Bruns: Indem das Konsortium unmittelbar an die BfArM-Kommission einen Antrag für die Therapien stellt und dort gegebenenfalls eine bevorzugte Beratung stattfindet. Gibt die Kommission grünes Licht für den Off-Label-Einsatz, muss nicht jede einzelne Kasse wegen der Kostenübernahme angefragt werden. Der Einsatz der Therapie wäre dann sozialrechtlich finanziell abgesichert. Außerdem hätte man eine Systematik, wie die erfolgreichen Empfehlungen des Konsortiums – die mit dem Ergebnis einer möglichen Phase-1-Studie vergleichbar sind – wieder in einen Zulassungsprozess kommen könnten. Viele werden sagen, dass es sich im Modellvorhaben nur um Kolibris handelt.
Was entgegnen Sie denen?
Bruns: Es könnte auch sein, dass entscheidende und innovative Beobachtungen gemacht werden. Wie beispielsweise bei den ATMPs, bei denen anfangs auch viele sehr skeptisch waren.

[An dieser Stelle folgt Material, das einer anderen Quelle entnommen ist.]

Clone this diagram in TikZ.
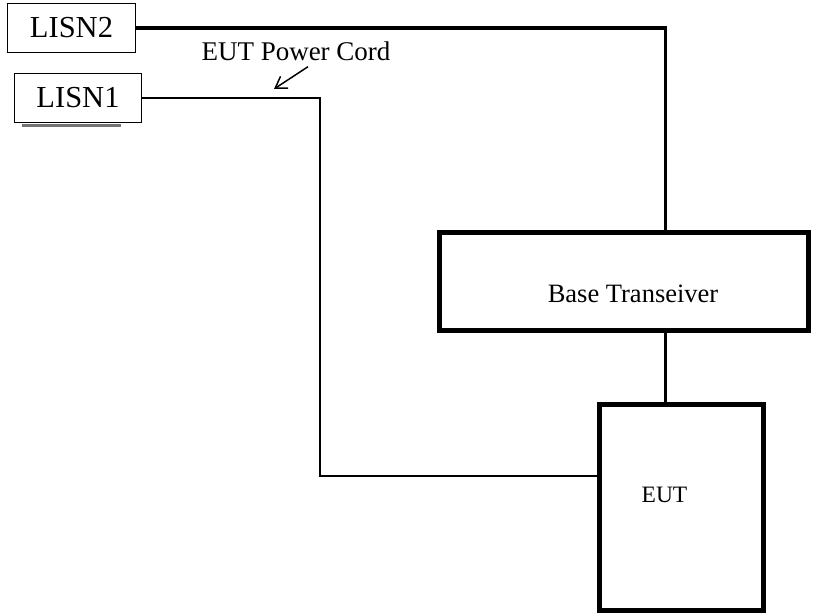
\documentclass[tikz,border=0pt]{standalone}
\usepackage{fontspec}
\setmainfont{Liberation Serif}
\usetikzlibrary{arrows.meta,positioning,calc}

\begin{document}
\begin{tikzpicture}[
	x=1pt,y=-1pt,
	>={Straight Barb[length=11pt,width=14pt,line width=1.5pt]},
	lisn/.style={
		draw,
		line width=1pt,
		inner sep=0pt,
		minimum height=49pt,
		font=\fontsize{30.5}{34}\selectfont
	},
	unit/.style={
		draw,
		line width=4.6pt,
		inner sep=0pt
	},
	wire/.style={line width=1.4pt},
	thickwire/.style={line width=3.6pt},
	shadowline/.style={line width=2.2pt,black!55},
	tag/.style={inner sep=0pt}
	]
	
	\useasboundingbox (0,0) rectangle (816,615);
	
	\node[lisn,minimum width=128pt] (lisn2) at (71.5,28) {LISN2};
	
	\node[lisn,minimum width=127pt] (lisn1) at (78,98) {LISN1};
	
	\node[unit,minimum width=369pt,minimum height=98pt] (base) at (624,281.5) {};
	
	\node[unit,minimum width=164pt,minimum height=206pt] (eut) at (681.5,507.5) {};
	
	\node[tag,font=\fontsize{26.5}{30}\selectfont] (basetext)
	at ([xshift=9pt,yshift=-12pt]base.center) {Base Transeiver};
	
	\node[tag,font=\fontsize{23.5}{27}\selectfont] (euttext)
	at ([xshift=-17pt,yshift=13pt]eut.center) {EUT};
	
	\node[tag,font=\fontsize{27}{31}\selectfont] (cord) at (296,51) {EUT Power Cord};
	
	\coordinate (tap) at (665.5,0);
	\coordinate (bend) at (320,476);
	\coordinate (cordtip) at (274,89);
	
	% shadow under LISN1
	\draw[shadowline] ($(lisn1.south west)+(8,2.5)$) -- ($(lisn1.south east)+(-21,2.5)$);
	
	\draw[thickwire] (lisn2.east) -| (tap |- base.north);
	\draw[thickwire] (tap |- base.south) -- (tap |- eut.north);
	
	\draw[wire] (lisn1.east) -| (bend) -- (bend -| eut.west);
	
	\draw[->,line width=1.5pt] ($(cord.south)+(12,6)$) -- (cordtip);
	
\end{tikzpicture}
\end{document}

Was schlussfolgern Sie daraus?

Bruns: Der Paragraph 64 e ist eine echte Innovation, da er die Möglichkeit bietet, passende Leistungserbringer – sprich spezialisierte Zentren – zu identifizieren, um die passenden Patientinnen und Patienten mit der passenden Diagnostik zu behandeln. Allerdings sind die Zentren mehr oder weniger barfuß unterwegs, wenn es anschließend um die Therapie geht. Hier haben wir dringenden Nachbesserungsbedarf.
Wenn wir den Nutzen und Wert von medizinischen Innovationen begutachten, denken wir ausschließlich in den Logiken des SGB V. Wir sehen nicht, welcher Nutzen insgesamt gestiftet wird, Stichwort Pflege, Erwerbsfähigkeit, Arbeitsplatz. Ist die isolierte GKV-Betrachtung überhaupt noch passend oder müssen wir größer denken?

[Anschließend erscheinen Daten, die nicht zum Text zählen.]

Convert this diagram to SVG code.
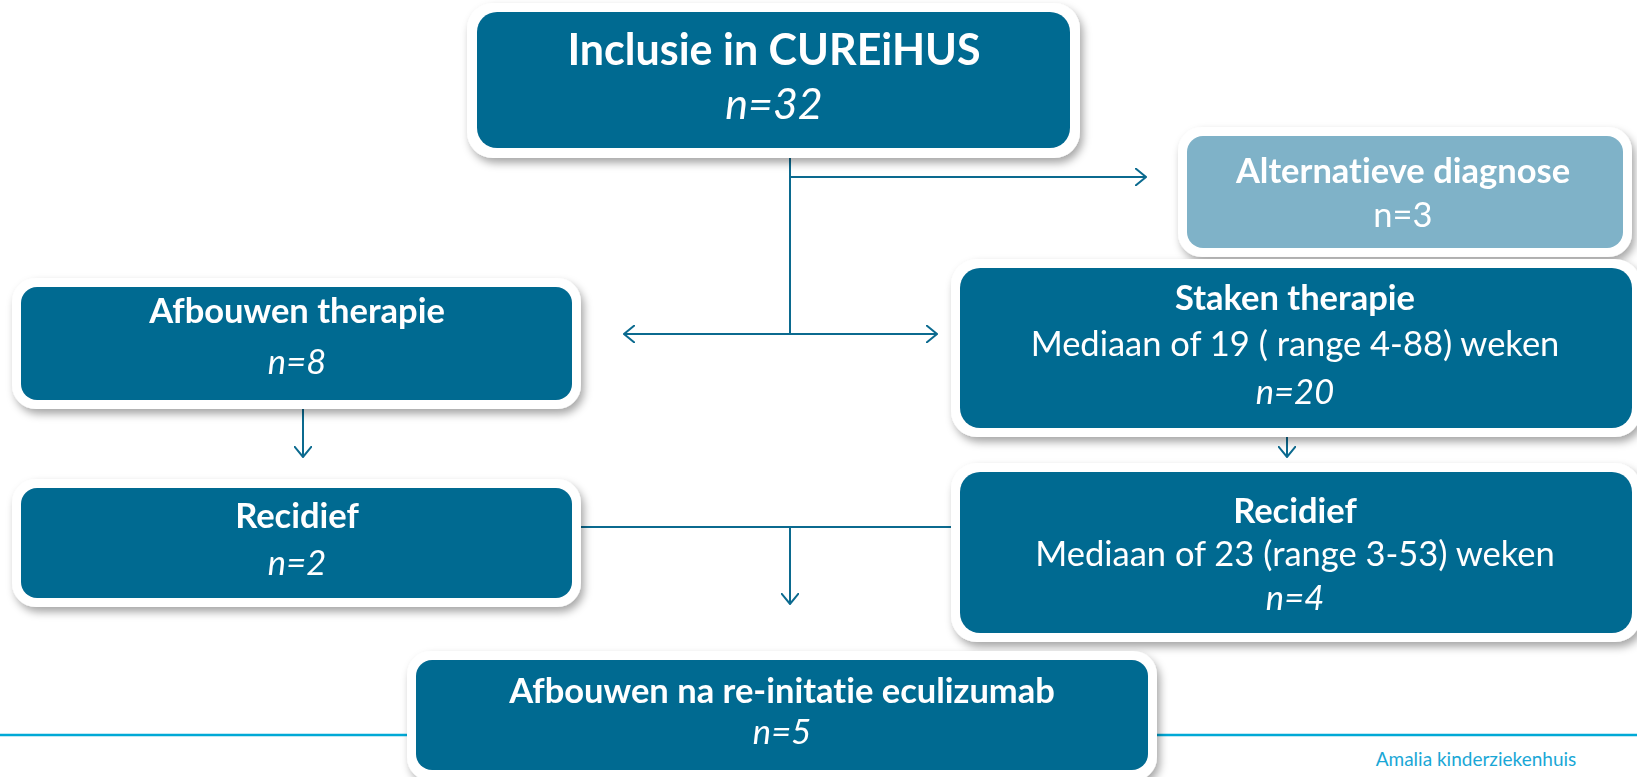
<svg xmlns="http://www.w3.org/2000/svg" width="1637" height="777" viewBox="0 0 1637 777">
<style>
.outer{fill:#ffffff}
.box{fill:#046a91}
.light{fill:#7fb2c8}
text{font-family:Lato,"Open Sans","Liberation Sans",sans-serif;fill:#ffffff;text-anchor:middle;font-variant-ligatures:none}
.b{font-weight:bold;font-size:34.5px}
.r{font-size:34.5px}
.i{font-style:italic;font-size:34.5px}
.conn{stroke:#0b6a8f;stroke-width:2;fill:none}
.foot{stroke:#00a9d6;stroke-width:2.5}
</style>
<defs>
<filter id="sh" x="-5%" y="-10%" width="112%" height="130%">
<feDropShadow dx="3" dy="5" stdDeviation="4" flood-color="#000" flood-opacity="0.35"/>
</filter>
<marker id="ah" viewBox="0 0 12 18" refX="11" refY="9" markerWidth="12" markerHeight="18" markerUnits="userSpaceOnUse" orient="auto-start-reverse">
<path d="M0,0 L11,9 L0,18" fill="none" stroke="#0b6a8f" stroke-width="2"/>
</marker>
</defs>
<rect width="1637" height="777" fill="#ffffff"/>
<g id="footer">
<line class="foot" x1="0" y1="735" x2="410" y2="735"/>
<line class="foot" x1="1154" y1="735" x2="1637" y2="735"/>
<text x="1476" y="766" style="font-size:19px;fill:#1aa7d6">Amalia kinderziekenhuis</text>
</g>
<g id="connectors">
<path class="conn" d="M790,148 V334"/>
<path class="conn" d="M790,177 H1146" marker-end="url(#ah)"/>
<path class="conn" d="M624,334 H937" marker-start="url(#ah)" marker-end="url(#ah)"/>
<path class="conn" d="M303,400 V457" marker-end="url(#ah)"/>
<path class="conn" d="M1287,428 V457" marker-end="url(#ah)"/>
<path class="conn" d="M572,527 H960"/>
<path class="conn" d="M790,527 V604" marker-end="url(#ah)"/>
</g>
<g id="node-inclusie" filter="url(#sh)">
<rect class="outer" x="467" y="3" width="613" height="155" rx="26"/>
<rect class="box" x="477" y="12" width="593" height="136" rx="20"/>
<text class="b" x="774" y="65" style="font-size:43px">Inclusie in CUREiHUS</text>
<text class="i" x="774" y="119" style="font-size:43px">n=32</text>
</g>
<g id="node-alternatief" filter="url(#sh)">
<rect class="outer" x="1178" y="127" width="454" height="130" rx="24"/>
<rect class="light" x="1187" y="136" width="436" height="112" rx="16"/>
<text class="b" x="1403" y="183">Alternatieve diagnose</text>
<text class="r" x="1403" y="227">n=3</text>
</g>
<g id="node-afbouwen" filter="url(#sh)">
<rect class="outer" x="12" y="278" width="569" height="131" rx="24"/>
<rect class="box" x="21" y="287" width="551" height="113" rx="16"/>
<text class="b" x="297" y="323">Afbouwen therapie</text>
<text class="i" x="297" y="374">n=8</text>
</g>
<g id="node-staken" filter="url(#sh)">
<rect class="outer" x="951" y="259" width="690" height="178" rx="26"/>
<rect class="box" x="960" y="268" width="672" height="160" rx="20"/>
<text class="b" x="1295" y="310">Staken therapie</text>
<text class="r" x="1295" y="356">Mediaan of 19 ( range 4-88) weken</text>
<text class="i" x="1295" y="404">n=20</text>
</g>
<g id="node-recidief-links" filter="url(#sh)">
<rect class="outer" x="12" y="479" width="569" height="128" rx="24"/>
<rect class="box" x="21" y="488" width="551" height="110" rx="16"/>
<text class="b" x="297" y="528">Recidief</text>
<text class="i" x="297" y="575">n=2</text>
</g>
<g id="node-recidief-rechts" filter="url(#sh)">
<rect class="outer" x="951" y="463" width="690" height="179" rx="26"/>
<rect class="box" x="960" y="472" width="672" height="161" rx="20"/>
<text class="b" x="1295" y="523">Recidief</text>
<text class="r" x="1295" y="566">Mediaan of 23 (range 3-53) weken</text>
<text class="i" x="1295" y="610">n=4</text>
</g>
<g id="node-afbouwen-na" filter="url(#sh)">
<rect class="outer" x="407" y="651" width="750" height="130" rx="24"/>
<rect class="box" x="416" y="660" width="732" height="110" rx="16"/>
<text class="b" x="782" y="703">Afbouwen na re-initatie eculizumab</text>
<text class="i" x="782" y="744">n=5</text>
</g>
</svg>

Bruns: Den Versuch, größer zu denken, gibt es schon lange. Gesundheitsökonomische Betrachtungen sind sogar im AMNOG mit angelegt, allerdings haben wir aktuell keine Daten, mit denen wir solche Auswirkungen adäquat erfassen könnten. Bei Patientinnen und Patienten, die beispielsweise im Rahmen des Modellvorhabens behandelt werden, sind wir schon froh, medizinische Daten generieren zu können.
Zur Person
Dr. Johannes Bruns ist seit 2006 Generalsekretär der Deutschen Krebsgesellschaft. Zuvor leitete der Chirurg die Abteilung für medizinische Grundsatzfragen/Leistungen beim Verband der Angestellten Krankenkassen e. V. (VdAK, heute vdek). Weitere berufliche Stationen waren die Abteilung für Unfallchirurgie an der Universität Bonn und der Bundestag.